PB: Based off your Instagram, it looks like you bench a lot (Laughs).
ZW: Oh definitely, I like working out for sure. Even during the drinking years, I was lifting. I would go to the gym and I would make sure I brought a six-pack of beer in my gym bag (Laughs). Let me put it this way, we would be drinking while we’re working out and sipping beers in the corner after our sets. Without a doubt, it was beyond comedy. People would ask me, ‘Oh, is that a carb drink?’ (laughs).
PB: With your band’s upcoming show at Starland, how does it feel to come home and still play in front of your friends after all of these years?
ZW: Yeah, it’s definitely cool to come home. I still hook up with my old buddies who come out during the shows. It’s pretty crazy to think we were playing keg parties in Jersey at 15 and 16 and now I’m 47, they’re still showing up and there’s a few more people (Laughs). It’s still just as silly as it was back when we were doing keg parties (Laughs).
PB: I’m also from New Jersey and I actually went for guitar lessons at Musicians Workshop. From what I understand, you taught there early in your career.
ZW: Totally, with Joe and everyone there. That’s actually where I bought my first Les Paul. I paid 800 bucks for a Les Paul custom and that guitar is actually in The Rock And Roll Hall Of Fame right now.

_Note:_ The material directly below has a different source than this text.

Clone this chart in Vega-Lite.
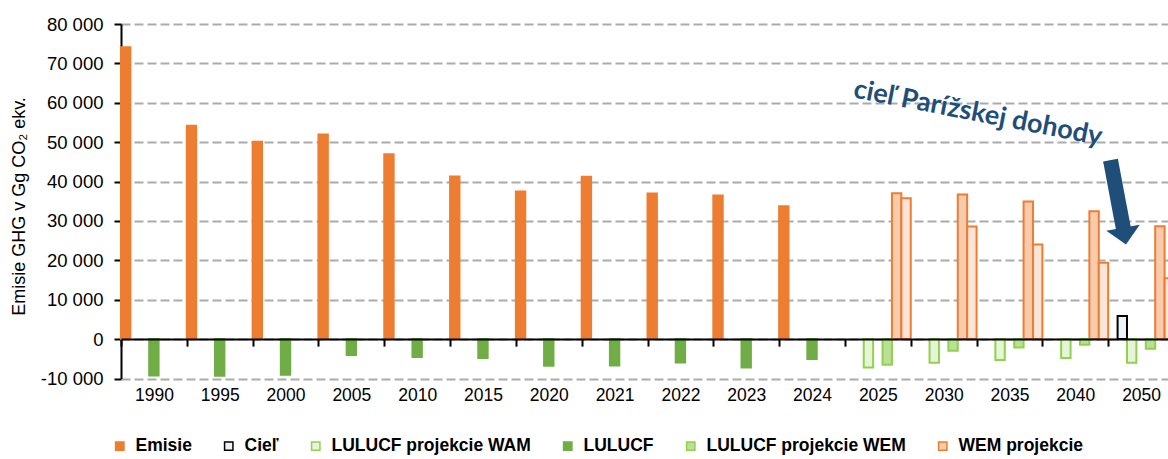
{
  "$schema": "https://vega.github.io/schema/vega-lite/v6.json",
  "width": 1047,
  "height": 354.5,
  "autosize": {"type": "none"},
  "padding": {"left": 121, "top": 24, "right": 0, "bottom": 80},
  "background": "white",
  "config": {"view": {"stroke": null}, "font": "Liberation Sans"},
  "layer": [
    {
      "data": {"values": [
        {"cat": "1990", "series": "Emisie", "value": 74100},
        {"cat": "1995", "series": "Emisie", "value": 54140},
        {"cat": "2000", "series": "Emisie", "value": 50080},
        {"cat": "2005", "series": "Emisie", "value": 51930},
        {"cat": "2010", "series": "Emisie", "value": 46950},
        {"cat": "2015", "series": "Emisie", "value": 41270},
        {"cat": "2020", "series": "Emisie", "value": 37460},
        {"cat": "2021", "series": "Emisie", "value": 41190},
        {"cat": "2022", "series": "Emisie", "value": 36950},
        {"cat": "2023", "series": "Emisie", "value": 36450},
        {"cat": "2024", "series": "Emisie", "value": 33760},
        {"cat": "1990", "series": "LULUCF", "value": -9240},
        {"cat": "1995", "series": "LULUCF", "value": -9310},
        {"cat": "2000", "series": "LULUCF", "value": -9060},
        {"cat": "2005", "series": "LULUCF", "value": -4060},
        {"cat": "2010", "series": "LULUCF", "value": -4570},
        {"cat": "2015", "series": "LULUCF", "value": -4820},
        {"cat": "2020", "series": "LULUCF", "value": -6780},
        {"cat": "2021", "series": "LULUCF", "value": -6700},
        {"cat": "2022", "series": "LULUCF", "value": -5940},
        {"cat": "2023", "series": "LULUCF", "value": -7210},
        {"cat": "2024", "series": "LULUCF", "value": -5080},
        {"cat": "2025", "series": "WEM projekcie", "value": 37060},
        {"cat": "2030", "series": "WEM projekcie", "value": 36700},
        {"cat": "2035", "series": "WEM projekcie", "value": 34920},
        {"cat": "2040", "series": "WEM projekcie", "value": 32490},
        {"cat": "2050", "series": "WEM projekcie", "value": 28680},
        {"cat": "2025", "series": "WAM projekcie", "value": 35790},
        {"cat": "2030", "series": "WAM projekcie", "value": 28580},
        {"cat": "2035", "series": "WAM projekcie", "value": 24010},
        {"cat": "2040", "series": "WAM projekcie", "value": 19370},
        {"cat": "2050", "series": "WAM projekcie", "value": 15480},
        {"cat": "2025", "series": "LULUCF projekcie WAM", "value": -7210},
        {"cat": "2030", "series": "LULUCF projekcie WAM", "value": -6020},
        {"cat": "2035", "series": "LULUCF projekcie WAM", "value": -5330},
        {"cat": "2040", "series": "LULUCF projekcie WAM", "value": -4820},
        {"cat": "2050", "series": "LULUCF projekcie WAM", "value": -6020},
        {"cat": "2025", "series": "LULUCF projekcie WEM", "value": -6520},
        {"cat": "2030", "series": "LULUCF projekcie WEM", "value": -2970},
        {"cat": "2035", "series": "LULUCF projekcie WEM", "value": -2130},
        {"cat": "2040", "series": "LULUCF projekcie WEM", "value": -1450},
        {"cat": "2050", "series": "LULUCF projekcie WEM", "value": -2460},
        {"cat": "2050", "series": "Cieľ", "value": 5840}
      ]},
      "mark": {"type": "bar", "strokeWidth": 2},
      "encoding": {
        "x": {
          "field": "cat", "type": "nominal",
          "scale": {"domain": ["1990","1995","2000","2005","2010","2015","2020","2021","2022","2023","2024","2025","2030","2035","2040","2050"], "range": [0, 1053], "paddingInner": 0, "paddingOuter": 0},
          "axis": {
            "orient": "bottom", "offset": -39.4, "zindex": 1, "title": null,
            "domain": true, "domainColor": "black", "domainWidth": 2,
            "ticks": true, "tickBand": "extent", "tickSize": 7, "tickWidth": 2, "tickColor": "black",
            "labelAngle": 0, "labelPadding": 40, "labelFontSize": 17.5, "labelColor": "black", "labelBaseline": "top", "grid": false, "labelOverlap": false
          }
        },
        "xOffset": {
          "field": "series", "type": "nominal",
          "scale": {"domain": ["Emisie","Cieľ","LULUCF projekcie WAM","LULUCF","LULUCF projekcie WEM","WEM projekcie","WAM projekcie"], "paddingInner": 0, "paddingOuter": 0}
        },
        "y": {
          "field": "value", "type": "quantitative",
          "scale": {"domain": [-10000, 80000], "nice": false},
          "axis": {
            "values": [-10000,0,10000,20000,30000,40000,50000,60000,70000,80000],
            "tickCount": 20,
            "labelOverlap": false,
            "grid": true, "gridDash": [9, 4], "gridColor": "#ababab", "gridWidth": 2,
            "domainColor": "black", "domainWidth": 2,
            "tickColor": "black", "tickWidth": 2, "tickSize": 7,
            "labelPadding": 11, "labelFontSize": 18.5, "labelFontWeight": "normal", "labelColor": "black",
            "labelExpr": "replace(replace(format(datum.value, ','), ',', '  '), '−', '-')",
            "title": "Emisie GHG v Gg CO₂ ekv.", "titleFontSize": 18, "titleFontWeight": "normal", "titleColor": "black",
            "titleAngle": 270, "titleX": -102, "titleY": 182, "titleAlign": "center", "titleBaseline": "middle"
          }
        },
        "fill": {
          "field": "series", "type": "nominal",
          "scale": {"domain": ["Emisie","Cieľ","LULUCF projekcie WAM","LULUCF","LULUCF projekcie WEM","WEM projekcie","WAM projekcie"],
                    "range": ["#ED7D31","#EEF3FA","#E6F4D8","#70AD47","#B9E093","#F8CBAD","#FCE4D6"]},
          "legend": {
            "values": ["Emisie","Cieľ","LULUCF projekcie WAM","LULUCF","LULUCF projekcie WEM","WEM projekcie"],
            "title": null, "orient": "none", "direction": "horizontal", "legendX": -10, "legendY": 413,
            "symbolType": "square", "symbolSize": 70, "symbolStrokeWidth": 1.5,
            "labelFontSize": 17.5, "labelFontWeight": "bold", "labelColor": "black", "labelOffset": 7,
            "columnPadding": 28, "labelLimit": 400, "padding": 0
          }
        },
        "stroke": {
          "field": "series", "type": "nominal",
          "scale": {"domain": ["Emisie","Cieľ","LULUCF projekcie WAM","LULUCF","LULUCF projekcie WEM","WEM projekcie","WAM projekcie"],
                    "range": ["#ED7D31","#000000","#92D050","#70AD47","#92D050","#ED7D31","#ED7D31"]}
        }
      }
    },
    {
      "data": {"values": [{}]},
      "mark": {"type": "text", "text": "cieľ Parížskej dohody", "font": "Lato", "fontWeight": "bold", "fontSize": 27, "color": "#1F4E79", "angle": 11, "align": "center", "baseline": "middle"},
      "encoding": {
        "x": {"datum": 13.02, "type": "quantitative", "scale": {"domain": [0, 16], "range": [0, 1053]}, "axis": null},
        "y": {"datum": 57300, "type": "quantitative"}
      }
    },
    {
      "data": {"values": [{}]},
      "mark": {"type": "rule", "color": "#1F4E79", "strokeWidth": 15, "strokeCap": "butt"},
      "encoding": {
        "x": {"datum": 15.035, "type": "quantitative", "scale": {"domain": [0, 16], "range": [0, 1053]}, "axis": null},
        "x2": {"datum": 15.233},
        "y": {"datum": 45460, "type": "quantitative"},
        "y2": {"datum": 27940}
      }
    },
    {
      "data": {"values": [{}]},
      "mark": {"type": "point", "shape": "M-1,-0.5L1,-0.5L0,0.5Z", "filled": true, "color": "#1F4E79", "opacity": 1, "size": 1150, "angle": 350},
      "encoding": {
        "x": {"datum": 15.248, "type": "quantitative", "scale": {"domain": [0, 16], "range": [0, 1053]}, "axis": null},
        "y": {"datum": 26170, "type": "quantitative"}
      }
    }
  ],
  "resolve": {"scale": {"x": "independent"}, "axis": {"x": "independent"}}
}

PB: The bulls-eye on your Les Paul is such an iconic symbol and “The Grail” just symbolizes your personality. Does it still feel surreal to have your own series of Gibson’s?
ZW: Without a doubt, it feels just like my heroes, Eddie, Randy, and all those guys. I’m truly blessed. I wake up everyday and thank the good lord every morning, middle of the day, and before I go to bed. I’m thankful to do what I love.